Libre accès des oeuvres sur le net : les musées français ont encore des progrès à faire

Le 7 février, le Metropolitan Museum of Art (Met) de New-York a annoncé avoir placé 375 000 de ses œuvres sous licence Creative Commons Zero (CC0). Par cette décision, son directeur Thomas P. Campbell rend possible leur téléchargement par quiconque, en haute définition et sans aucune contrepartie financière ou restriction d’usage, même commerciale. Cela pourrait, par exemple, permettre de scruter le coup de pinceau de Cézanne dans les moindres détails ou d’utiliser l’un de ses tableaux pour lancer une ligne de vêtements.

Les initiatives pour un accès libre et gratuit aux œuvres d’art du domaine public essaiment. Avant le Met, le Rijksmuseum d’Amsterdam avait fait figure de précurseur en 2012, en plaçant 125 000 tableaux sous licence CC0. Des musées américains, le Los Angeles County Museum ou la National Gallery de Washington, l’avait imité, donnant au mouvement une envergure mondiale.

Internet est le théâtre d’un débat presque aussi vieux que sa création sur l’accès aux biens culturels sur ses réseaux. Les musées, touchés comme la presse et l’industrie musicale par la vague de numérisation affectant l’économie ne sont pas épargnés par cette question et doivent adapter leur mission à de nouvelles pratiques.

Images d’Art, l’accès libre à la française

Qu’en est-il en France ? Fin 2015, le lancement du site Images d’Art par le ministère de la Culture plaçait la France en bonne position dans la course au libre accès. Cela en permettant le téléchargement de 500 000 œuvres de 30 000 artistes, classées par période, auteur, technique ou musée. Mais contrairement à son homologue new-yorkais, Images d’Art n’autorise que les usages privés et pédagogiques, et non pas les usages commerciaux.
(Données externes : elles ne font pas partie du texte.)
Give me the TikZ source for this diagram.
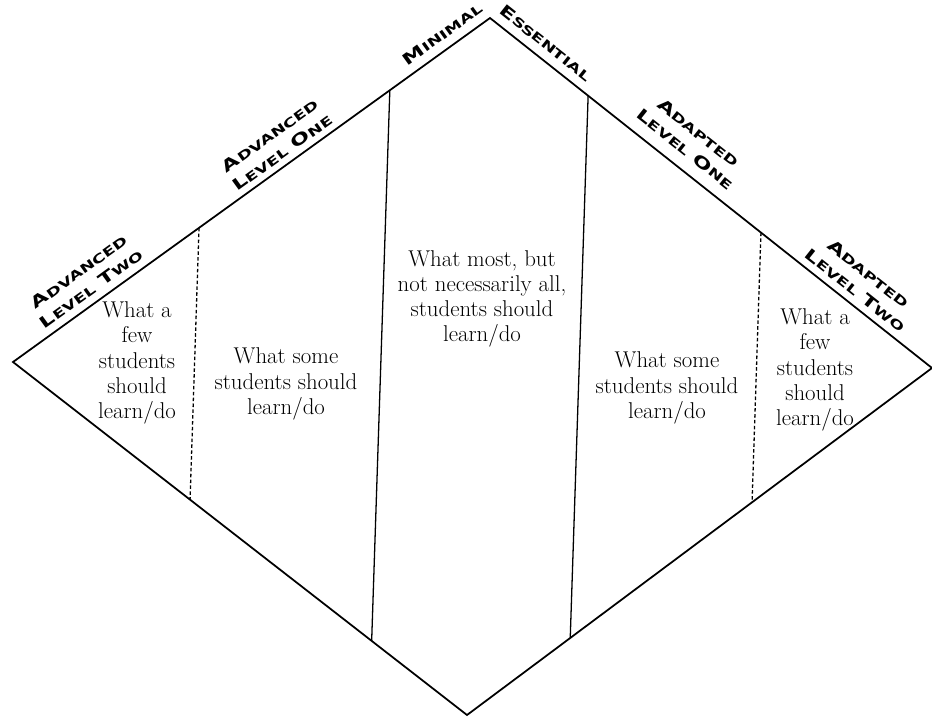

Il faut également déplorer en France l’absence d’un vrai travail de médiation culturelle prenant appui sur la numérisation. L’utilisateur du site qui veut approfondir la connaissance d’une œuvre est redirigé vers l’article correspondant sur Wikipédia, même pour les plus fameuses. À l’inverse, le Met autorisait en 2012 le téléchargement gratuit de 397 catalogues de ses expositions passées, plaçant la pédagogie au cœur de sa stratégie numérique.

Une jurisprudence peu propice à la libre circulation

La frilosité française à lancer ce genre d’initiative s’explique notamment par un cadre légal particulier. Le droit d’auteur protège non seulement les artistes mais peut aussi être revendiqué par ceux qui photographient leurs œuvres. Sur cette base, un débat juridique voit s’affronter ceux qui remettent en cause le droit d’auteur sur les photographies d’œuvres d’art, considérant qu’il n’y a pas là d’acte créatif « original », et ceux qui soutiennent l’inverse. Aujourd’hui, ce sont les derniers qui ont l’avantage dans la jurisprudence… Une réalité juridique qui constitue un frein à la libre circulation numérique des œuvres du domaine public.

Un élitisme bien français

Selon Didier Rykner, éditeur du site La Tribune de l’Art, les musées américains sont « davantage attachés qu’en France à leur rôle d’éducateur public ». Dans l’objectif de faire accéder à l’art toutes les classes sociales, le libre accès devient un moyen de diffusion à part entière. Didier Rykner salue la décision du Met qui favorisera, selon lui, la démocratisation de la culture. En plus d’affranchir l’institution new-yorkaise de la gestion des droits de diffusion commerciale.

La tradition centraliste française, vecteur d’élitisme culturel, est un autre obstacle au développement de l’art en libre accès. D’ailleurs, la Cour des comptes préconisait la réduction des fractures sociales et géographiques dans un rapport publié en 2011. Elle reprochait aux musées nationaux de ne pas avoir su profiter de leur hausse générale de la fréquentation pour diversifier leur public. De plus, le déséquilibre entre Paris et la province aurait été accentué par une distribution de subventions plus généreuse pour les institutions culturelles de la capitale. 

La question de l’accès numérique aux oeuvres du domaine public préfigure, plus généralement, de vives discussions sur l’avenir de la propriété artistique.

Les défenseurs du libre accès aux biens culturels sur Internet contestent le modèle juridique actuel, en décalage avec une certaine culture Internet basée sur la gratuité : les pratiques du mashup et du remix en attestent.